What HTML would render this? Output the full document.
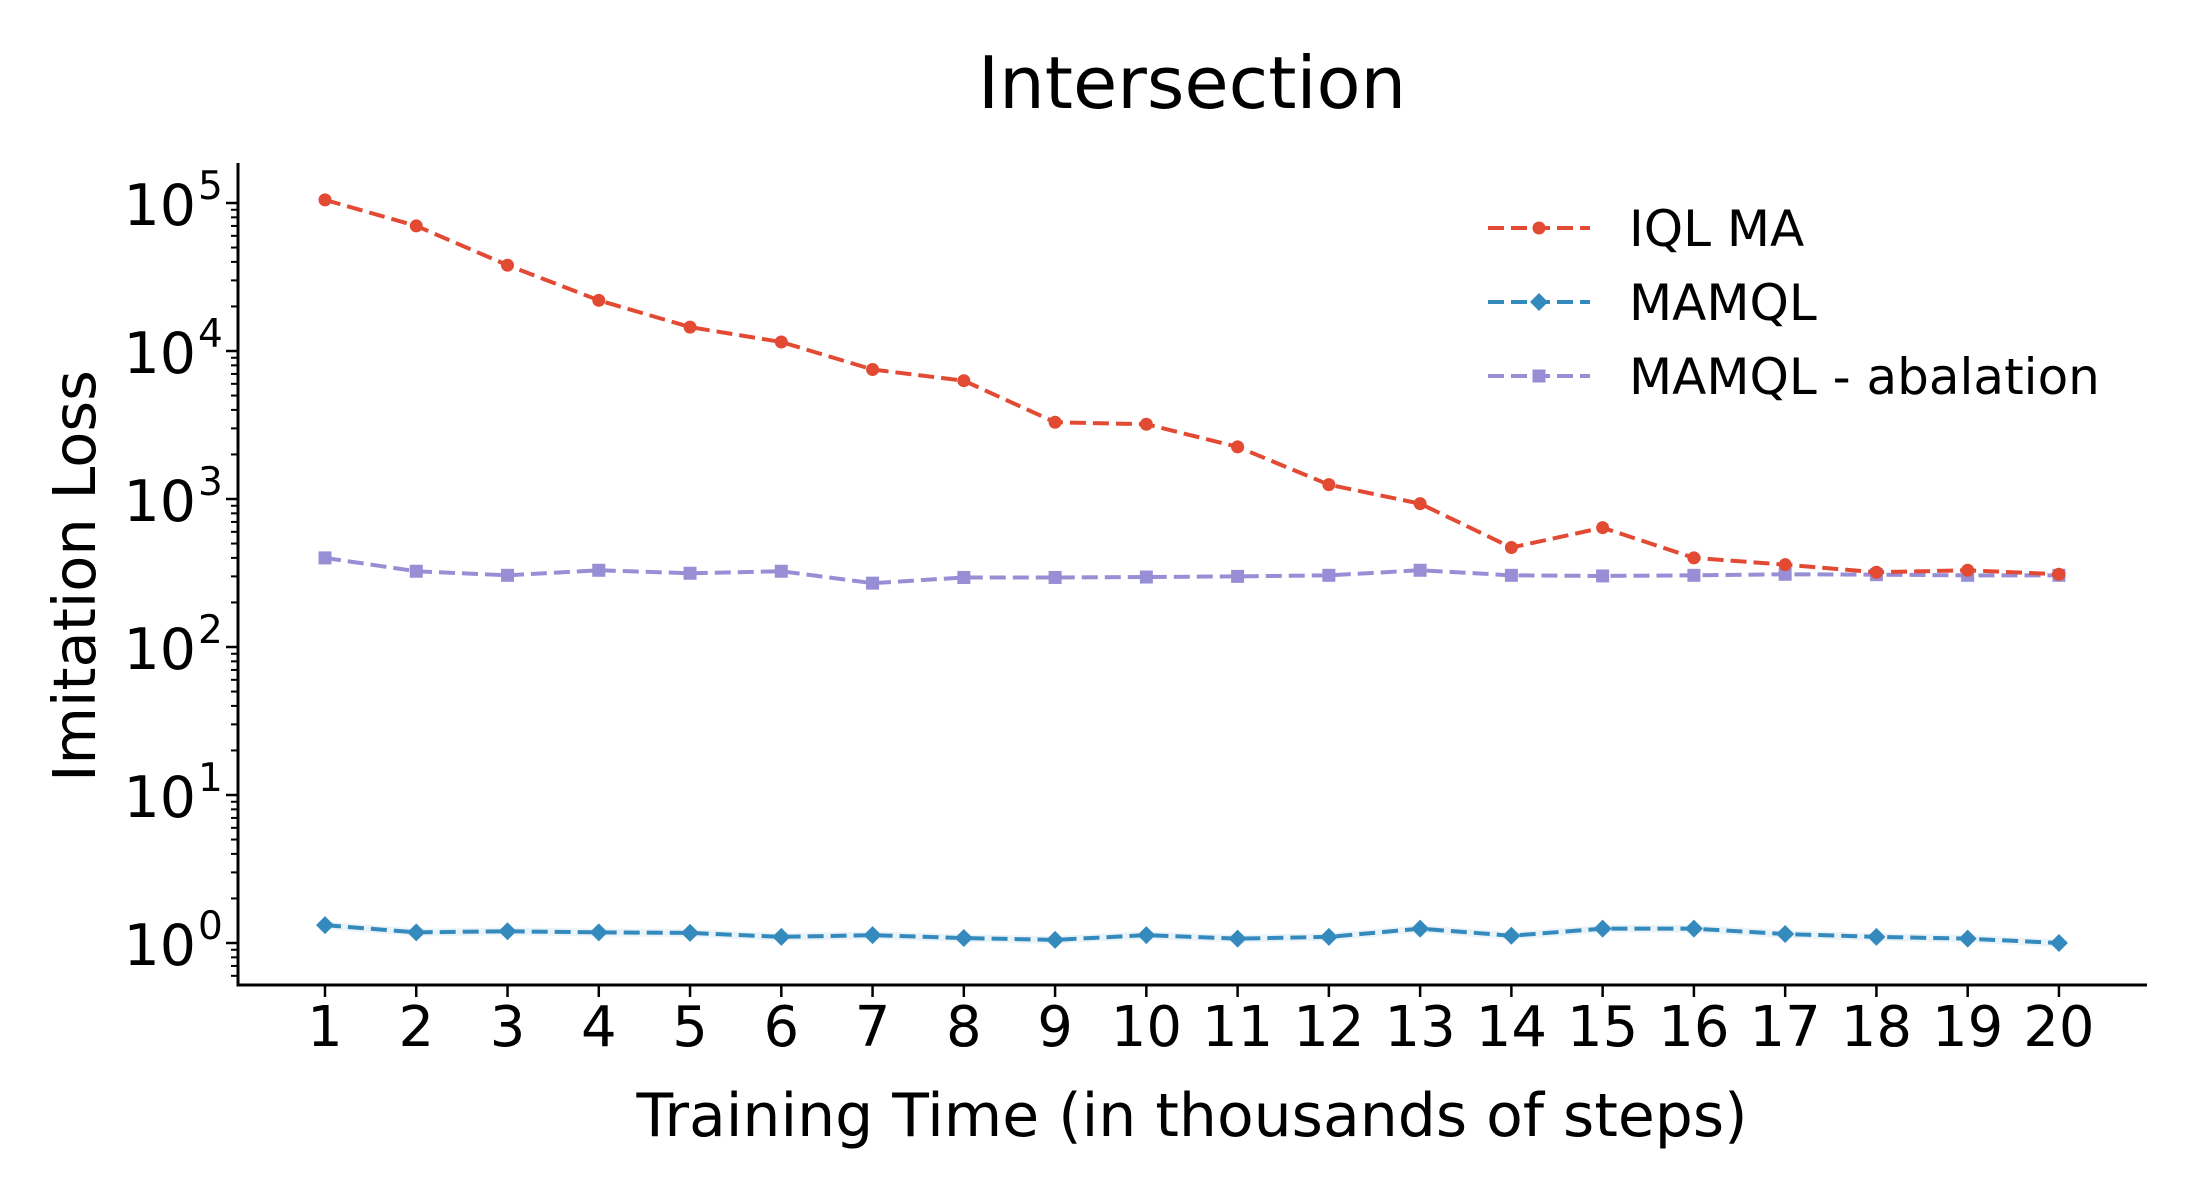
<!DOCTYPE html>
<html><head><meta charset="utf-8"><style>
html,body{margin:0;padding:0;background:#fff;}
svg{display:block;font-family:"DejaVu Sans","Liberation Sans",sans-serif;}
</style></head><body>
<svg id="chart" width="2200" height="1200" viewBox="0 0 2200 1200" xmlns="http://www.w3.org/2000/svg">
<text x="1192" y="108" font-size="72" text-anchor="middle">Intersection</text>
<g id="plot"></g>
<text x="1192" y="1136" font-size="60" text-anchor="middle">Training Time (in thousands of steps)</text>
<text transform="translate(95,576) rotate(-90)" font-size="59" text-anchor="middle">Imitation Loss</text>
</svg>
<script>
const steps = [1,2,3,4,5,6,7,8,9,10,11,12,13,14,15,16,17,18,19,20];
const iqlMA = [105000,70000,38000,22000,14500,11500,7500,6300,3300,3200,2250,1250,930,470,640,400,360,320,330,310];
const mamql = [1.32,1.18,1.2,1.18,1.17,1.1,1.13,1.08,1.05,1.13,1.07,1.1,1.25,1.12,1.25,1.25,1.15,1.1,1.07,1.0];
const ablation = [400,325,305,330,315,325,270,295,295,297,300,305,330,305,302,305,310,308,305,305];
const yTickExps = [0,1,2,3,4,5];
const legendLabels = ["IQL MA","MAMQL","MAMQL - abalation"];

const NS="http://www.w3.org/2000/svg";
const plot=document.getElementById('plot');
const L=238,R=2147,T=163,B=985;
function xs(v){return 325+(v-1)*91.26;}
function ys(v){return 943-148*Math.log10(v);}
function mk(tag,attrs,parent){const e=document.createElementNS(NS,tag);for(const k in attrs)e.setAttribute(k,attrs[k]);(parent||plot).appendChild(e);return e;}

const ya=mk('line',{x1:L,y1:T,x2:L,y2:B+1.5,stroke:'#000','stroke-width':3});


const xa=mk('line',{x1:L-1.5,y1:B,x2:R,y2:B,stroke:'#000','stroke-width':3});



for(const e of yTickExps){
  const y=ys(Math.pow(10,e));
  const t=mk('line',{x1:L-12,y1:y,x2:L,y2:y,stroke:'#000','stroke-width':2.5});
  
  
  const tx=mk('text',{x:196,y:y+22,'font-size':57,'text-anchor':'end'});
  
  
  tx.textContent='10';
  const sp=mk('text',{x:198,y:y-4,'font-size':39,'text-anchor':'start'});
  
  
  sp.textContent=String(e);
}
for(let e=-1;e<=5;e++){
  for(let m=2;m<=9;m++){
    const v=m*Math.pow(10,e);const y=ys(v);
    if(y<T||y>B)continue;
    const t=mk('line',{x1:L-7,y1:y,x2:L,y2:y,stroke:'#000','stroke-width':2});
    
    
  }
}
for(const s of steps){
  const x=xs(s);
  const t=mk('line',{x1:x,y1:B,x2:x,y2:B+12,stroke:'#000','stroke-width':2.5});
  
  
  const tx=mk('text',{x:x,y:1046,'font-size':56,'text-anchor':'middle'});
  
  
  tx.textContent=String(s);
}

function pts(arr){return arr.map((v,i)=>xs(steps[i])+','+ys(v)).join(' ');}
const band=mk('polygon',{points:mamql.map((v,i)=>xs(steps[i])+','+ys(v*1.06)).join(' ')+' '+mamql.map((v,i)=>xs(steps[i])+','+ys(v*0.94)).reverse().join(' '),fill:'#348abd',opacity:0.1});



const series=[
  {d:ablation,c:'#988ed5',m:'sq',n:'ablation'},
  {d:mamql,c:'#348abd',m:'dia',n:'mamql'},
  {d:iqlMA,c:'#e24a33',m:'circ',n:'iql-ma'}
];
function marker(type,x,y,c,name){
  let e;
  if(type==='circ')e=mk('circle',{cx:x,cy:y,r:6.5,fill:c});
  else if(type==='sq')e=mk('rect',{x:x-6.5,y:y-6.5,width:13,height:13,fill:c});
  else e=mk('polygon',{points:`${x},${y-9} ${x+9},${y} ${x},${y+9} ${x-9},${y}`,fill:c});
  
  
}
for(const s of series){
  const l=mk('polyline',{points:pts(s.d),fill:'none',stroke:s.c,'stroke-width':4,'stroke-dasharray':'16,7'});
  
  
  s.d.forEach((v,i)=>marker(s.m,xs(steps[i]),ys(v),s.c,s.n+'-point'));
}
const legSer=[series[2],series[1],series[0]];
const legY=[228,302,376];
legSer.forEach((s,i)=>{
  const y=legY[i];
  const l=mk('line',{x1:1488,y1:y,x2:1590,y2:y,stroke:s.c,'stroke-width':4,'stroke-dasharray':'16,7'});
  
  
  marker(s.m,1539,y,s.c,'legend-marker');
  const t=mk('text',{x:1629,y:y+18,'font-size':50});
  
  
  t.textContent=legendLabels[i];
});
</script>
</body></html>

□ □ □ □ □

Count up every line above that has the word "document" in it; answer with the number alone.

• SOLUTION TO THIS TASK: 3